A few minutes before noon on Friday, Feb. 24, a swarm of students waited anxiously in front of the door to the Student Center Ballroom, ready to race to claim one or two of the 170 remaining tickets available for the Phantom of the Opera at the Fox Theater on Thursday, March 2. 330 of the 500 available tickets, were claimed on Tuesday, Feb. 21, via Techstuff2. The tickets were released at 5 p.m. and the site crashed shortly
SCPC and SGA worked together to subsidize the tickets and negotiate with the Fox and producers of the show to bring down tickets from $70 to $34, according to Sanjana Basker, second-year INTA. Tickets per student were sold for $15.
The methods SCPC took to prevent the website from crashing included posting the event only a day before the event and not announcing the time of ticket release, as that method had worked in the past for tickets for “Fantastic Beasts and Where to Find
Them” last Fall.
Unfortunately, the demand for GT Night at the Fox was much higher than anticipated.
“A lot of people happened to be lurking on the website when ticket sales went live and 1000 people hit the site at the same time,” Basker said. “Sequoia, the provider, was unequipped to handle that.”
Following the site crash, SCPC received around 570 Facebook messages, and a group of 20 members worked tirelessly for two hours straight on Tuesday night to respond. The Buzzcard office also helped in redirecting people who had been charged money but not assigned a ticket.
However, the issue of what to do with the remaining 170 tickets was yet to be solved.

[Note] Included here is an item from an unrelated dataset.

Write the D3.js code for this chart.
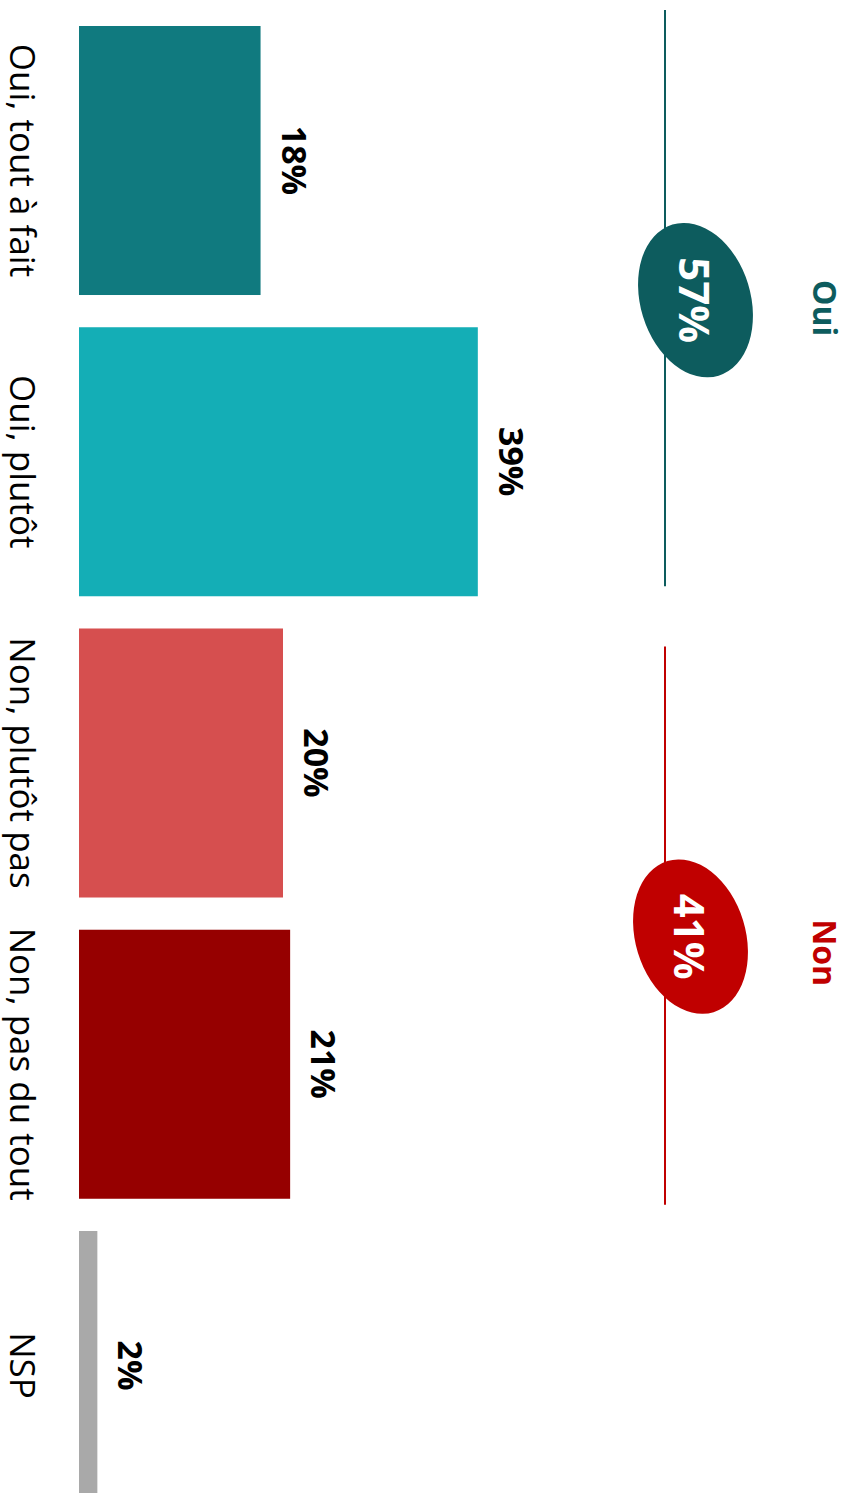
<!DOCTYPE html>
<html>
<head>
<meta charset="utf-8">
<script src="https://cdn.jsdelivr.net/npm/d3@7"></script>
<style>
  html, body { margin: 0; padding: 0; background: #ffffff; }
  svg { display: block; }
</style>
</head>
<body>
<svg id="chart" width="850" height="1493"></svg>
<script>
// ---- data ----
const categories = ["Oui, tout à fait", "Oui, plutôt", "Non, plutôt pas", "Non, pas du tout", "NSP"];
const values = [17.8, 39.1, 20.0, 20.7, 1.8];
const valueLabels = ["18%", "39%", "20%", "21%", "2%"];
const barColors = ["#107a7f", "#14aeb6", "#d64f4f", "#960000", "#a9a9a9"];

const groupNames = ["Oui", "Non"];
const groupTotals = ["57%", "41%"];
const groupMembers = [[0, 1], [2, 3]];
const groupColors = ["#0d5c5e", "#c00000"];

// ---- layout (rotated frame: x runs down the page, y runs right-to-left) ----
const W = 1493, H = 850;
const svg = d3.select("#chart");
const g = svg.append("g").attr("transform", `translate(${H},0) rotate(90)`);

const x = d3.scaleBand().domain(categories).range([26, 1500]).paddingInner(0.107).paddingOuter(0);
const y = d3.scaleLinear().domain([0, 100]).range([771, 771 - 1020]);

// bars
g.selectAll("rect.bar").data(categories).join("rect")
  .attr("class", "bar")
  .attr("x", d => x(d))
  .attr("width", x.bandwidth())
  .attr("y", (d, i) => y(values[i]))
  .attr("height", (d, i) => y(0) - y(values[i]))
  .attr("fill", (d, i) => barColors[i]);

// value labels
g.selectAll("text.val").data(categories).join("text")
  .attr("class", "val")
  .attr("x", d => x(d) + x.bandwidth() / 2)
  .attr("y", (d, i) => y(values[i]) - 21)
  .attr("text-anchor", "middle")
  .attr("font-family", "'Open Sans', sans-serif")
  .attr("font-weight", 700)
  .attr("font-size", 34)
  .attr("fill", "#000")
  .text((d, i) => valueLabels[i]);

// category labels
g.selectAll("text.cat").data(categories).join("text")
  .attr("class", "cat")
  .attr("x", d => x(d) + x.bandwidth() / 2)
  .attr("y", 840)
  .attr("text-anchor", "middle")
  .attr("font-family", "'Open Sans', sans-serif")
  .attr("font-size", 35)
  .attr("fill", "#000")
  .text(d => d);

// group brackets
const lineY = 185;
const lineInset = [[-16, -10], [18, 6]];
const ellipseShift = [[2, 0], [11, 5]];
const labelShift = [10, 27];
groupNames.forEach((name, k) => {
  const first = categories[groupMembers[k][0]];
  const last = categories[groupMembers[k][groupMembers[k].length - 1]];
  const x0 = x(first) + lineInset[k][0];
  const x1 = x(last) + x.bandwidth() + lineInset[k][1];
  const mid = (x0 + x1) / 2;
  g.append("line")
    .attr("x1", x0).attr("x2", x1)
    .attr("y1", lineY).attr("y2", lineY)
    .attr("stroke", groupColors[k]).attr("stroke-width", 2);
  const cx = mid + ellipseShift[k][0];
  const cy = 154.5 + ellipseShift[k][1];
  g.append("ellipse")
    .attr("cx", cx).attr("cy", cy)
    .attr("rx", 79).attr("ry", 55)
    .attr("transform", `rotate(-17,${cx},${cy})`)
    .attr("fill", groupColors[k]);
  g.append("text")
    .attr("x", cx).attr("y", cy)
    .attr("text-anchor", "middle")
    .attr("dominant-baseline", "central")
    .attr("font-family", "'Open Sans', sans-serif")
    .attr("font-weight", 700)
    .attr("font-size", 42)
    .attr("fill", "#fff")
    .text(groupTotals[k]);
  g.append("text")
    .attr("x", mid + labelShift[k]).attr("y", 37)
    .attr("text-anchor", "middle")
    .attr("font-family", "'Open Sans', sans-serif")
    .attr("font-weight", 700)
    .attr("font-size", 32)
    .attr("fill", groupColors[k])
    .text(name);
});
</script>
</body>
</html>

The tickets needed to be sold by the end of the week into order to work on the logistics of the event, so SCPC had to work fast, deciding that Friday ticket sales were their best option.
“We realized that not a lot of people would be able to make it because of class or other conflicts, but the reality is that with a limited quantity of tickets, putting ticket sales during a time that didn’t work for all of campus worked to our advantage,” Basker said. “We got a lot of criticism for opening lines three hours before the ticket sales even occurred, which I understand, but as it is, there were people loitering around starting at 8 a.m. and complaints of ‘cutting in line’ before our line opened because the unofficial line people had established wasn’t being overseen by anyone.”

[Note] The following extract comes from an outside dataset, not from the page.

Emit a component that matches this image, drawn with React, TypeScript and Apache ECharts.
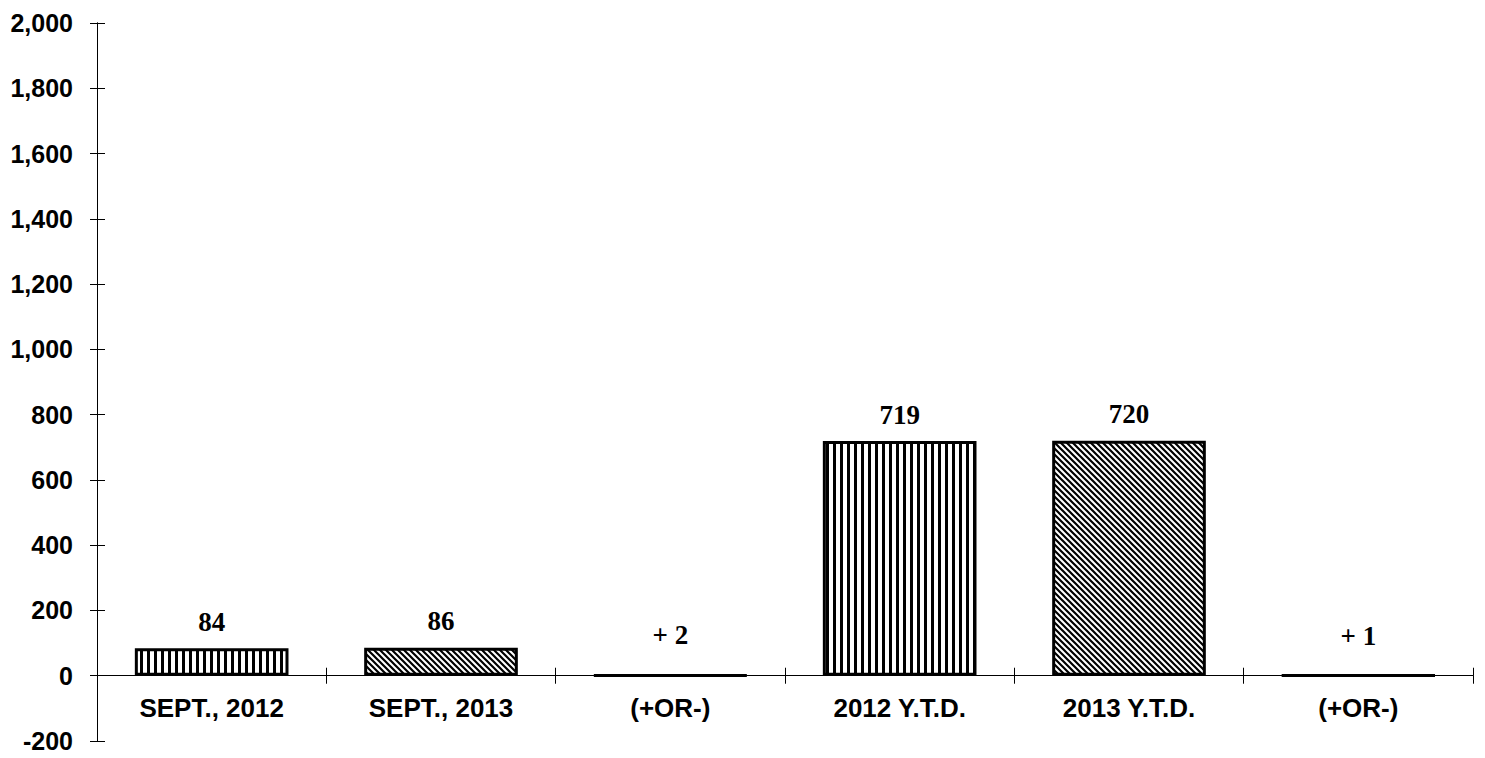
import React, { useEffect, useRef } from "react";
import * as echarts from "echarts";

const categories = ["SEPT., 2012", "SEPT., 2013", "(+OR-)", "2012 Y.T.D.", "2013 Y.T.D.", "(+OR-)"];
const values = [84, 86, 2, 719, 720, 1];
const valueLabels = ["84", "86", "+ 2", "719", "720", "+ 1"];
const patterns = ["vertical", "diagonal", "solid", "vertical", "diagonal", "solid"];
const yTicks = { min: -200, max: 2000, interval: 200 };

const W = 1485;
const H = 758;
const GRID = { left: 97, right: 12, top: 23, bottom: 17 };

function makePattern(kind: string): any {
  if (kind === "solid") return "#000";
  const c = document.createElement("canvas");
  if (kind === "vertical") {
    c.width = 7;
    c.height = 7;
    const ctx = c.getContext("2d")!;
    ctx.fillStyle = "#fff";
    ctx.fillRect(0, 0, 7, 7);
    ctx.fillStyle = "#000";
    ctx.fillRect(0, 0, 3, 7);
    return { image: c, repeat: "repeat", imageWidth: 7, imageHeight: 7 };
  }
  const s = 6;
  c.width = s;
  c.height = s;
  const ctx = c.getContext("2d")!;
  ctx.fillStyle = "#fff";
  ctx.fillRect(0, 0, s, s);
  ctx.strokeStyle = "#000";
  ctx.lineWidth = 2.2;
  ctx.beginPath();
  ctx.moveTo(-1, -1);
  ctx.lineTo(s + 1, s + 1);
  ctx.moveTo(-s - 1, -1);
  ctx.lineTo(1, s + 1);
  ctx.moveTo(s - 1, -1);
  ctx.lineTo(2 * s + 1, s + 1);
  ctx.stroke();
  return { image: c, repeat: "repeat", imageWidth: s, imageHeight: s };
}

export default function App() {
  const ref = useRef<HTMLDivElement>(null);
  useEffect(() => {
    if (!ref.current) return;
    const chart = echarts.init(ref.current, null, { renderer: "svg" });
    const axisFont = { fontFamily: "Liberation Sans, Arial, sans-serif", fontWeight: "bold" as const, fontSize: 26, color: "#000" };
    const gridH = H - GRID.top - GRID.bottom;
    const zeroFromBottom = gridH * (0 - yTicks.min) / (yTicks.max - yTicks.min);
    const zeroFromTop = gridH - zeroFromBottom;
    const data = values.map((v, i) => {
      const small = patterns[i] === "solid";
      return {
        value: v,
        itemStyle: { color: makePattern(patterns[i]), borderColor: "#000", borderWidth: 3 },
        label: { distance: small ? 25 : 13 },
      };
    });
    chart.setOption({
      animation: false,
      backgroundColor: "#fff",
      grid: { ...GRID, containLabel: false, outerBoundsMode: "none" },
      xAxis: [
        {
          type: "category",
          data: categories,
          position: "bottom",
          offset: -zeroFromBottom,
          axisLine: { onZero: false, lineStyle: { color: "#000", width: 1 } },
          axisTick: { show: true, length: 8, lineStyle: { color: "#000" } },
          axisLabel: { ...axisFont, margin: 19, interval: 0 },
          splitLine: { show: false },
        },
        {
          type: "category",
          data: categories,
          position: "top",
          offset: -zeroFromTop,
          axisLine: { onZero: false, lineStyle: { color: "#000", width: 1 } },
          axisTick: { show: true, length: 8, lineStyle: { color: "#000" } },
          axisLabel: { show: false },
          splitLine: { show: false },
        },
      ],
      yAxis: [
        {
          type: "value",
          min: yTicks.min,
          max: yTicks.max,
          interval: yTicks.interval,
          position: "left",
          axisLine: { show: true, onZero: false, lineStyle: { color: "#000", width: 1 } },
          axisTick: { show: true, length: 7, lineStyle: { color: "#000" } },
          axisLabel: { ...axisFont, fontSize: 25, margin: 24, formatter: (v: number) => v.toLocaleString("en-US") },
          splitLine: { show: false },
        },
        {
          type: "value",
          min: yTicks.min,
          max: yTicks.max,
          interval: yTicks.interval,
          position: "left",
          offset: 0,
          axisLine: { show: true, onZero: false, lineStyle: { color: "#000", width: 1 } },
          axisTick: { show: true, inside: true, length: 8, lineStyle: { color: "#000" } },
          axisLabel: { show: false },
          splitLine: { show: false },
        },
      ],
      series: [
        {
          type: "bar",
          xAxisIndex: 0,
          yAxisIndex: 0,
          data,
          barWidth: "67%",
          label: {
            show: true,
            position: "top",
            fontFamily: "Liberation Serif, Times New Roman, serif",
            fontWeight: "bold",
            fontSize: 27,
            color: "#000",
            formatter: (p: any) => valueLabels[p.dataIndex],
          },
        },
      ],
    });
    return () => chart.dispose();
  }, []);
  return <div ref={ref} style={{ position: "fixed", left: 0, top: 0, width: W, height: H, background: "#fff" }} />;
}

The biggest worry in this scenario was mollifying an anticipated riot of students at the doors right before ticket sales.

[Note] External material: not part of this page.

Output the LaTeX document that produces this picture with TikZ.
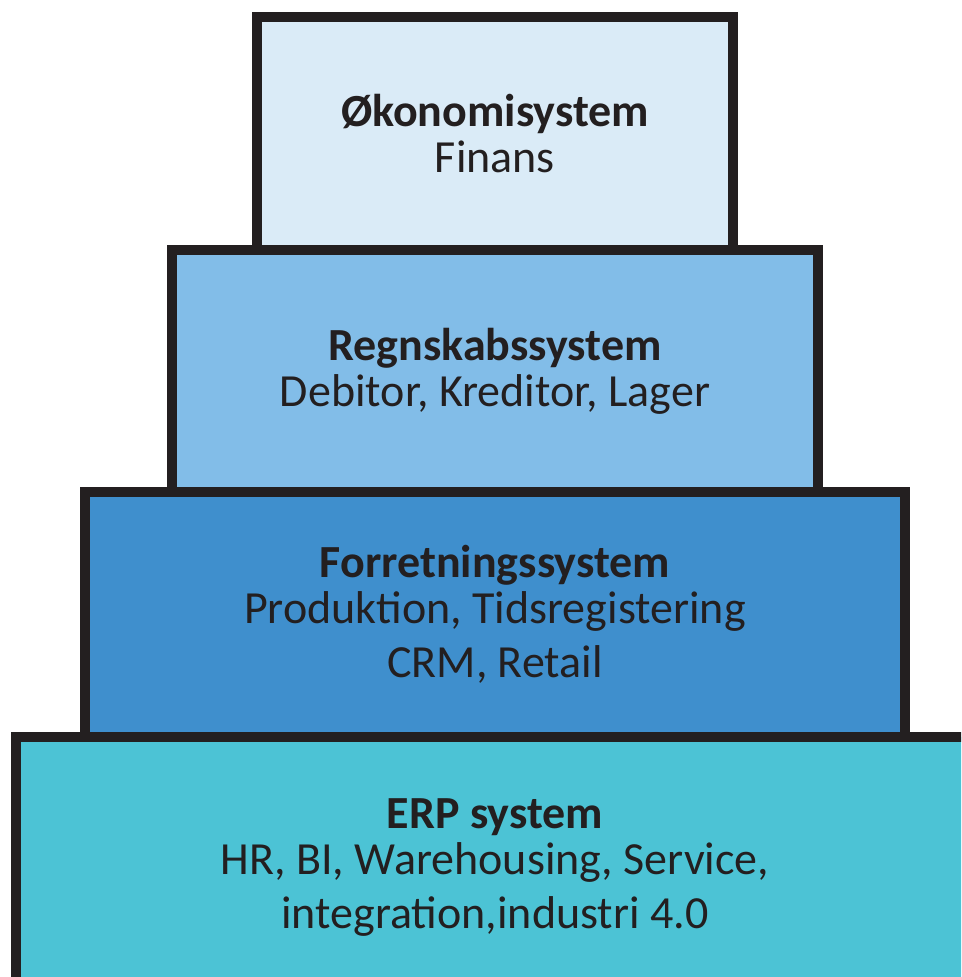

“Most people that did end up in line were really understanding and accommodating, especially because the first thing we did once lines opened was to go around and address people’s questions regarding the choices we made about ticket distribution,” Basker said. “We even brought out extension cords with power strips for people to charge laptops while they waited, which helped lighten the mood.”
SCPC started ticket sales at 3:30 p.m. and all remaining tickets sold out within 20 minutes.
“We pride ourselves at SCPC in running efficient, fun, interesting events and I personally feel like, though we did the best we could with what we have and I’m immensely proud of how we responded, we can do things differently next time,” Basker said.
Because this has happened in the past, with Cirque du Soleil last Spring, SCPC is in the process of brainstorming a number of alternatives in place of using Techstuff2, including using Orgsync, in-person ticket sales scattered over a week, with a certain quota of ticket each day, or opening an interest form for 24 hours and randomly selecting people. The Atlanta Life Committee was unable to test out these options ahead of time as they were preparing for GT night at the Aquarium; however, the Fox has expressed interest in doing other shows with SCPC in the future, so SGA and SCPC will be working to create a solution.